# How do you graph f(x)=(x-1)/(x+1) using holes, vertical and horizontal asymptotes, x and y intercepts?

Apr 25, 2017

Vertical asymptote: $x = - 1$
Horizontal asymptote: $y = 1$
No holes, $x$-intercept $\left(1 , 0\right)$; $y$-intercept $\left(0 , - 1\right)$

#### Explanation:

Rational equation: $f \left(x\right) = \frac{N \left(x\right)}{D \left(x\right)} = \frac{{a}_{n} {x}^{n} + \ldots}{{b}_{m} {x}^{m} + \ldots}$

Find x-intercepts $N \left(x\right) = 0$:
x-1 = 0; x = 1
$x$-intercept $\left(1 , 0\right)$

Find y-intercepts Set $x = 0$:
$f \left(0\right) = - \frac{1}{1} = - 1$
$y$-intercept $\left(0 , - 1\right)$

Find holes:
Holes occur when factors can be cancelled because they are found both in the numerator and denominator. This does not occur in this problem.

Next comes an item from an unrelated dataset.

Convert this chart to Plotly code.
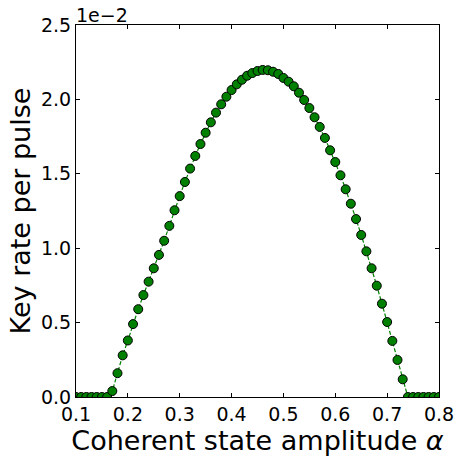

Find the vertical asymptotes $D \left(x\right) = 0$:
Vertical asymptotes at x +1 = 0; x = -1

Find horizontal asymptotes When $m = n , y = {a}_{n} / {b}_{m}$:
$m = n = 1$ so there is a horizontal asymptote at $y = 1$

graph{(x-1)/(x+1) [-10, 10, -5, 5]}